Now take your own best work on a similar task from the recent past. Something you're proud of. Something that represents your actual quality when you're doing well.
Evaluate both pieces against the same criteria. Use the rubric you're building (or if you haven't built it yet, identify four to six criteria that matter in your domain, then apply them). For each criterion, ask: Does the AI output meet this standard? Does my work? Where's the gap?
Write up what the comparison reveals. What does AI's output do well? Where does it typically fall short? Where does your own work fall short? What does this tell you about where AI can be trusted to work independently in your domain and where it needs human direction?
The point isn't to judge AI or to defend your work. It's to be honest about what each does well and where the gaps are. This clarity is essential for being a good director of AI work.
Module Deliverable: Your Evaluation Rubric
Write a rubric for the type of work you most frequently produce or oversee. Your rubric should be specific enough that someone unfamiliar with your domain could apply it consistently, and honest enough that it would actually distinguish excellent work from adequate work.
Your rubric should include:
1. The Domain: What type of work is this rubric for? Be specific. Not "writing" but "persuasive business proposals" or "product documentation" or "email communication." Not "design" but "UI design for data tools" or "brand identity work."
2. Four to Eight Criteria: These should be observable, testable qualities that distinguish excellent work from adequate work. Each criterion should have a short title and a 1-2 sentence explanation of what it means.
3. Three Levels of Quality: For each criterion, describe what excellent, adequate, and poor performance looks like. You don't need to write a paragraph for each—a sentence or two per level is sufficient. But be specific enough that someone could look at a piece of work and place it on that spectrum.
4. An Explanation of Choices: A brief section (2-3 paragraphs) explaining where these criteria came from. What examples of excellent work informed your choices? Where did you notice the most important gaps between good and adequate? Are there any criteria you considered but didn't include, and why?
The rubric should be practical. Someone should be able to use it to evaluate work in your domain within a reasonable amount of time—not "this would take hours to apply" but "I can use this to give consistent, useful feedback."
How to Build It
Start by identifying examples. Find three pieces of genuinely excellent work in your domain. Find three pieces of adequate work. Compare them. What's actually different? Write those differences down as observations, not as judgments.

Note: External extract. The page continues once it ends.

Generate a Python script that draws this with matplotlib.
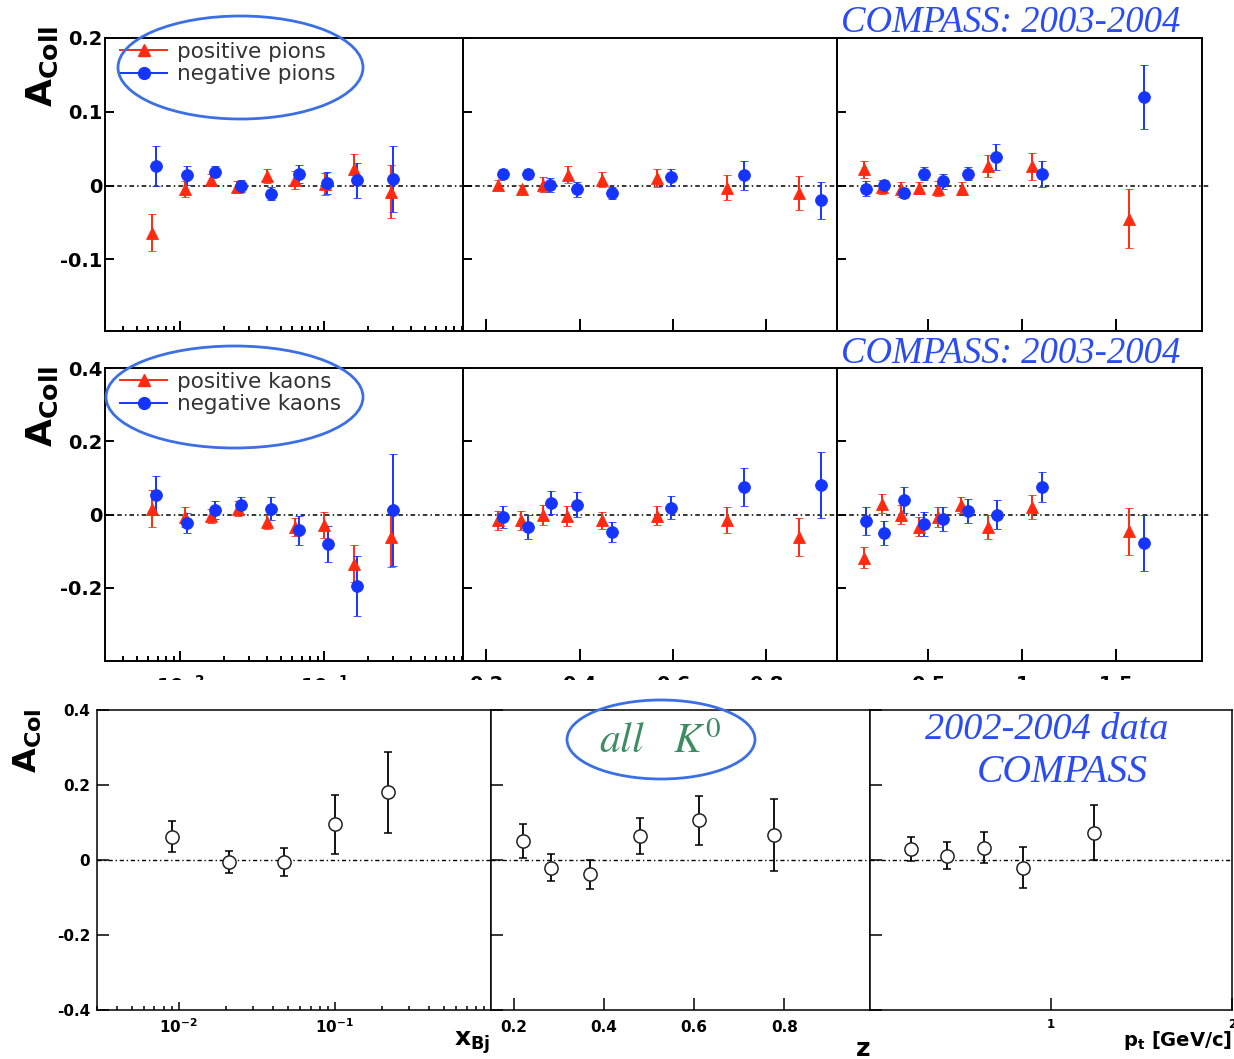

From those observations, build your criteria.
Test your rubric by applying it to work you didn't produce. Does it give you consistent results? Can you explain why a piece of work rated highly or lowly using this rubric?
Refine it. Adjust criteria that were too vague. Add criteria you realize matter but didn't capture. Remove criteria that don't actually distinguish quality.
Remember: A rubric won't capture all of what makes work excellent. Some of that is context-specific, some is judgment-based, some is genuinely intuitive. But a good rubric captures the core. It makes standards visible. It makes feedback specific. That's the goal.
Submission
Your rubric should be 2-3 pages including the criteria, the quality levels, and your explanation of choices. It should be specific enough to your domain that it actually means something—not so generic that it could apply to any work, but not so narrow that it only applies to one specific type of task.
This rubric becomes your reference standard. You'll use it going forward to evaluate work in your domain—to give feedback, to recognize where you and AI outputs need development, to guide your own work toward excellence. It's the written version of the taste and judgment you're developing.